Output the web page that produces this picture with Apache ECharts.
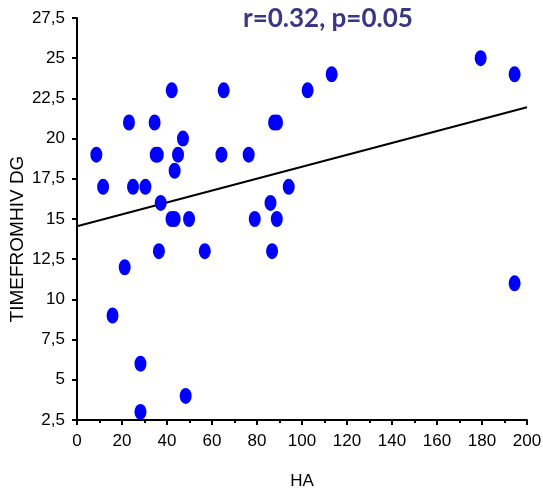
<!DOCTYPE html>
<html>
<head>
<meta charset="utf-8">
<script src="https://cdn.jsdelivr.net/npm/echarts@6/dist/echarts.min.js"></script>
<style>
  html, body { margin: 0; padding: 0; background: #fff; }
  #chart { width: 543px; height: 494px; }
</style>
</head>
<body>
<div id="chart"></div>
<script>
// HA (x) and time from HIV diagnosis (y)
const haValues = [8.6, 11.6, 15.8, 21.2, 23.1, 24.9, 28.2, 28.2, 30.4, 34.5, 35, 35.9, 36.4, 37.2,
  42.1, 42, 43.4, 43.4, 44.9, 47.1, 48.3, 49.8, 56.8, 64.2, 65.2, 76.3, 79, 86, 86.7, 87.6,
  88.9, 88.8, 94.1, 102.5, 113.2, 179.4, 194.5, 194.5]
const timeValues = [19, 17, 9, 12, 21, 17, 6, 3, 17, 21, 19, 19, 13, 16,
  23, 15, 15, 18, 19, 20, 4, 15, 13, 19, 23, 19, 15, 16, 13, 21,
  21, 15, 17, 23, 24, 25, 24, 11]

// fitted line, ends
const fitX = [0, 200]
const fitY = [14.55, 21.95]

const yTicks = { min: 2.5, max: 27.5, step: 2.5 }
const xTicks = { min: 0, max: 200, step: 20 }

const myChart = echarts.init(document.getElementById('chart'))

const points = haValues.map((x, i) => [x, timeValues[i]])
const fitLine = fitX.map((x, i) => [x, fitY[i]])

const labelFont = {
  fontFamily: 'Liberation Sans',
  fontSize: 17,
  color: '#000'
}

const option = {
  animation: false,
  title: {
    text: 'r=0.32, p=0.05',
    left: 238,
    top: 4,
    padding: [2, 5, 5, 5],
    textStyle: {
      fontFamily: 'Lato',
      fontWeight: 'bold',
      fontSize: 26,
      color: '#3b3785'
    }
  },
  grid: {
    left: 77,
    right: 16,
    top: 18,
    bottom: 74,
    containLabel: false,
    outerBoundsMode: 'none'
  },
  xAxis: {
    type: 'value',
    min: xTicks.min,
    max: xTicks.max,
    interval: xTicks.step,
    name: 'HA',
    nameLocation: 'middle',
    nameGap: 53,
    nameMoveOverlap: false,
    nameTextStyle: labelFont,
    axisLine: { show: true, lineStyle: { color: '#000', width: 2 } },
    axisTick: { show: true, length: 5, lineStyle: { color: '#000', width: 2 } },
    minorTick: { show: true, splitNumber: 2, length: 3, lineStyle: { color: '#000', width: 2 } },
    splitLine: { show: false },
    axisLabel: Object.assign({ margin: 13 }, labelFont)
  },
  yAxis: {
    type: 'value',
    min: yTicks.min,
    max: yTicks.max,
    interval: yTicks.step,
    name: 'TIMEFROMHIV DG',
    nameLocation: 'middle',
    nameGap: 50,
    nameMoveOverlap: false,
    nameTextStyle: {
      fontFamily: 'Liberation Sans',
      fontSize: 19,
      color: '#000',
      padding: [0, 40, 0, 0]
    },
    axisLine: { show: true, lineStyle: { color: '#000', width: 2 } },
    axisTick: { show: true, length: 5, lineStyle: { color: '#000', width: 2 } },
    splitLine: { show: false },
    axisLabel: Object.assign({
      margin: 12,
      formatter: v => String(v).replace('.', ',')
    }, labelFont)
  },
  series: [
    {
      type: 'line',
      data: fitLine,
      showSymbol: false,
      silent: true,
      lineStyle: { color: '#000', width: 2 },
      z: 1
    },
    {
      type: 'scatter',
      data: points,
      symbol: 'path://M50,0A50,50 0 1,1 49.9,0Z',
      symbolSize: [12, 16],
      itemStyle: { color: '#0000ff', opacity: 1 },
      z: 2
    }
  ]
}
myChart.setOption(option)
</script>
</body>
</html>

────────────────────

- WHAT THE TASK REQUIRES -
Begin at the top of the material above and output each line exactly, stopping after the line that holds "21, 15, 17, 23, 24, 25, 24, 11]". Leave out pictures.

- RESPONSE BELOW -
Output the web page that produces this picture with Apache ECharts.
<!DOCTYPE html>
<html>
<head>
<meta charset="utf-8">
<script src="https://cdn.jsdelivr.net/npm/echarts@6/dist/echarts.min.js"></script>
<style>
  html, body { margin: 0; padding: 0; background: #fff; }
  #chart { width: 543px; height: 494px; }
</style>
</head>
<body>
<div id="chart"></div>
<script>
// HA (x) and time from HIV diagnosis (y)
const haValues = [8.6, 11.6, 15.8, 21.2, 23.1, 24.9, 28.2, 28.2, 30.4, 34.5, 35, 35.9, 36.4, 37.2,
  42.1, 42, 43.4, 43.4, 44.9, 47.1, 48.3, 49.8, 56.8, 64.2, 65.2, 76.3, 79, 86, 86.7, 87.6,
  88.9, 88.8, 94.1, 102.5, 113.2, 179.4, 194.5, 194.5]
const timeValues = [19, 17, 9, 12, 21, 17, 6, 3, 17, 21, 19, 19, 13, 16,
  23, 15, 15, 18, 19, 20, 4, 15, 13, 19, 23, 19, 15, 16, 13, 21,
  21, 15, 17, 23, 24, 25, 24, 11]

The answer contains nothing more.